- _What the exercise asks_
Take every line from the first down to the line with "Chart.register(...registerables);" and set it down exactly, without the pictures.

- _Data shown_
----

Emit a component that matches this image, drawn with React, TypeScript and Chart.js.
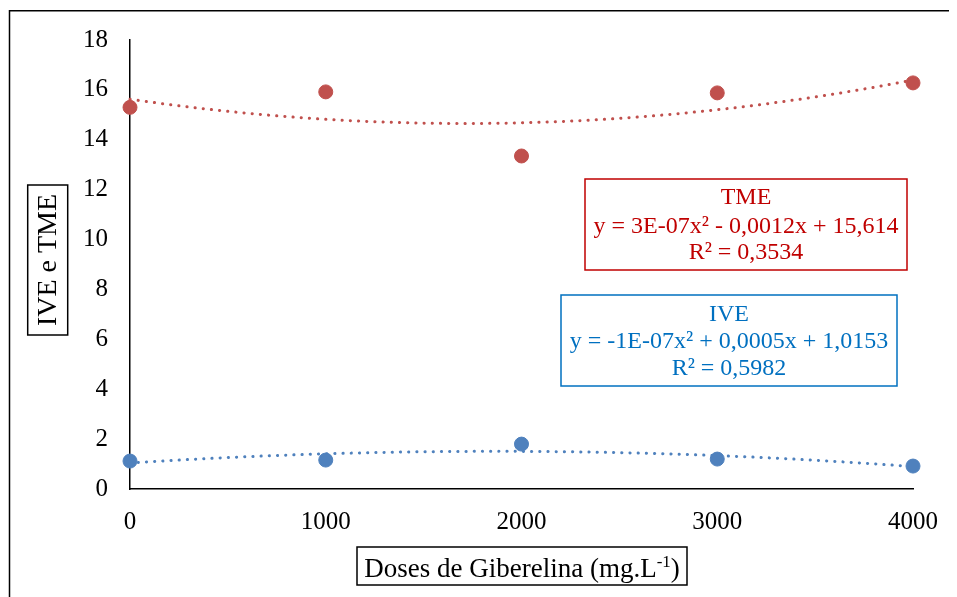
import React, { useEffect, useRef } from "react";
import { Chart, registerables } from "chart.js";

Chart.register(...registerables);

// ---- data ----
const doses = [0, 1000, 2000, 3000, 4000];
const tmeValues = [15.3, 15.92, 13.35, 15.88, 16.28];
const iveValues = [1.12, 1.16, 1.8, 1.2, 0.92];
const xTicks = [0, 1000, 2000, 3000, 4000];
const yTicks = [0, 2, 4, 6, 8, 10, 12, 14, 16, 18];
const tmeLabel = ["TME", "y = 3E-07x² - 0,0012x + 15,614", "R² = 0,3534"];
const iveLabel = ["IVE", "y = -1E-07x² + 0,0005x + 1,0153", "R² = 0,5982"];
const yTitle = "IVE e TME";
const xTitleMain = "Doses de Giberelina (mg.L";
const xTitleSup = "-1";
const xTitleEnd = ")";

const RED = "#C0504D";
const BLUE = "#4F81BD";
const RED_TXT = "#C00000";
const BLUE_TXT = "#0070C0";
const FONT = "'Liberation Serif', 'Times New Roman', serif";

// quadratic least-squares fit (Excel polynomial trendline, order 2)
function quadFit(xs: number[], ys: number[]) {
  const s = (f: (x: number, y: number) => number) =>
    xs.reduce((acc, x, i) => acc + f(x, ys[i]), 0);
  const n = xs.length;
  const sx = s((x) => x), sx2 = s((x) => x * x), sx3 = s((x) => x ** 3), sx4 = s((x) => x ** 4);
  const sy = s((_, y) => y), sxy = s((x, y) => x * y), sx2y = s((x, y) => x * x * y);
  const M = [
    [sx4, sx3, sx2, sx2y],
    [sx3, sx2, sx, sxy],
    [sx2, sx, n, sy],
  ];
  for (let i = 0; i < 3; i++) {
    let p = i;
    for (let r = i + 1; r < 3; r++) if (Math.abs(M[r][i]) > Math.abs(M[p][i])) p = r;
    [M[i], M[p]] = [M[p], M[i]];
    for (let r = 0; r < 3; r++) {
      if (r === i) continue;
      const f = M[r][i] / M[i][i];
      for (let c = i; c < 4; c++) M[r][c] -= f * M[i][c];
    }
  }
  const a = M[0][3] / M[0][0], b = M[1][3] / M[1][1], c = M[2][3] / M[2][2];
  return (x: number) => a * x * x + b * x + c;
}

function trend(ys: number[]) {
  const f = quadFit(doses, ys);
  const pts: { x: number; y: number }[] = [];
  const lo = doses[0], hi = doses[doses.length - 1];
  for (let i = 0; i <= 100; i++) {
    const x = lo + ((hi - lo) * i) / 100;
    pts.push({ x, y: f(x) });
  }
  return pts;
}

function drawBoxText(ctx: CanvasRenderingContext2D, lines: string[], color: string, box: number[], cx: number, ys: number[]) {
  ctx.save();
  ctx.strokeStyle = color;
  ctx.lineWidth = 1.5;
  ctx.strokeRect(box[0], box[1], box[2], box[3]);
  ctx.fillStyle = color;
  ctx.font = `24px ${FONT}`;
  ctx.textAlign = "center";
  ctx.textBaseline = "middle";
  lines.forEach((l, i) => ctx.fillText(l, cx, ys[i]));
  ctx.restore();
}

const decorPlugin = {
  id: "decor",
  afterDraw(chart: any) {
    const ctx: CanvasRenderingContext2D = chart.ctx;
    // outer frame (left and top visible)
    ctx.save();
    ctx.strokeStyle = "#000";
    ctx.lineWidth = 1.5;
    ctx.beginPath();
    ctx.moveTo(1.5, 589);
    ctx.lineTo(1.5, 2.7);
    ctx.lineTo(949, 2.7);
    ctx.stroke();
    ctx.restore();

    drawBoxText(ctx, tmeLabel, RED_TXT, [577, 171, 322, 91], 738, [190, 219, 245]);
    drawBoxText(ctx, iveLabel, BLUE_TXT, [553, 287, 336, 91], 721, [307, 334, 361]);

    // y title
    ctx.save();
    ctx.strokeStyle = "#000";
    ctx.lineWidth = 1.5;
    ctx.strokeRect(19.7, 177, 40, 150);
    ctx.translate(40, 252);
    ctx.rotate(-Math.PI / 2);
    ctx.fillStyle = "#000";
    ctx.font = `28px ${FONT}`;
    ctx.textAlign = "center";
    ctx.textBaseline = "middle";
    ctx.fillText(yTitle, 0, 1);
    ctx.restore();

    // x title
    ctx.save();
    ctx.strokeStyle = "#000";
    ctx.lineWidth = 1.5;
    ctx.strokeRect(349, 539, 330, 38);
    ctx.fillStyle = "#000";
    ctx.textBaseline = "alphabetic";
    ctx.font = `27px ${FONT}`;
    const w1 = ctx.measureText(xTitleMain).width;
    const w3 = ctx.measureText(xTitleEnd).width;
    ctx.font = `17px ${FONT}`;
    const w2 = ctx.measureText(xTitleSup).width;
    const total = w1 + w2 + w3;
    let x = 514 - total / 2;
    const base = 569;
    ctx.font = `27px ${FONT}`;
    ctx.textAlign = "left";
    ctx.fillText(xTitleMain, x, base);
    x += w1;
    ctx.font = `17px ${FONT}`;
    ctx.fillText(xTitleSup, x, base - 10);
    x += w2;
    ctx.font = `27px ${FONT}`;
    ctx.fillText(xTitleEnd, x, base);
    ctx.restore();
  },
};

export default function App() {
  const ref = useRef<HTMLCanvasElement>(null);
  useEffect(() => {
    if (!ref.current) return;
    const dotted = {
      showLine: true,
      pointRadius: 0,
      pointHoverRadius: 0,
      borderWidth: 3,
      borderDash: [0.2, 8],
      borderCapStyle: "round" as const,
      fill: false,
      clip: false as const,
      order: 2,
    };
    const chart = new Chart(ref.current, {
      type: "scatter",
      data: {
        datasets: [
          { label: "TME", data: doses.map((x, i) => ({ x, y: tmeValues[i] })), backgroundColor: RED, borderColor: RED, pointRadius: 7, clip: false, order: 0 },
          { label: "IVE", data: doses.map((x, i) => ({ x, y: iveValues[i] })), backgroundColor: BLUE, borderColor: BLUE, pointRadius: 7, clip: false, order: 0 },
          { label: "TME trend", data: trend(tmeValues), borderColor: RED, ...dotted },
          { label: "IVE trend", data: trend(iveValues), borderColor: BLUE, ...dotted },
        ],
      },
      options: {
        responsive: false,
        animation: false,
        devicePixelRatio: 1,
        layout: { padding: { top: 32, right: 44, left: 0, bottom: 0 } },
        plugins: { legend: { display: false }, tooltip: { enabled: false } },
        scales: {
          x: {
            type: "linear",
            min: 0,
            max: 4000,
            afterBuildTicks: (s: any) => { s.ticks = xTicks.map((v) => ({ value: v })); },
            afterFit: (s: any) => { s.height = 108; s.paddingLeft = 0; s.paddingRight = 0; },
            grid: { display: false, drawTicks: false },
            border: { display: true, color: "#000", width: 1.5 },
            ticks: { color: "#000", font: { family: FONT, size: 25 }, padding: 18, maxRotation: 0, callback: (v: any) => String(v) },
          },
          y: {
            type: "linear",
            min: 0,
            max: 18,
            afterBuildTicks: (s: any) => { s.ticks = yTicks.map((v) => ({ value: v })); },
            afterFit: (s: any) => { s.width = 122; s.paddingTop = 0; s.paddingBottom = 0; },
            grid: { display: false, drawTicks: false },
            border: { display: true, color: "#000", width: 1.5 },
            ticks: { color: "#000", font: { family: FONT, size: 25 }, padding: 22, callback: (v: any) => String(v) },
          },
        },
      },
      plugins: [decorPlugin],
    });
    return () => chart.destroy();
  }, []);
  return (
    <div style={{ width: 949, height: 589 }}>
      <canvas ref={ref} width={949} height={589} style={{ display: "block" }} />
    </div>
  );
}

----

- _Final answer_
Emit a component that matches this image, drawn with React, TypeScript and Chart.js.
import React, { useEffect, useRef } from "react";
import { Chart, registerables } from "chart.js";

Chart.register(...registerables);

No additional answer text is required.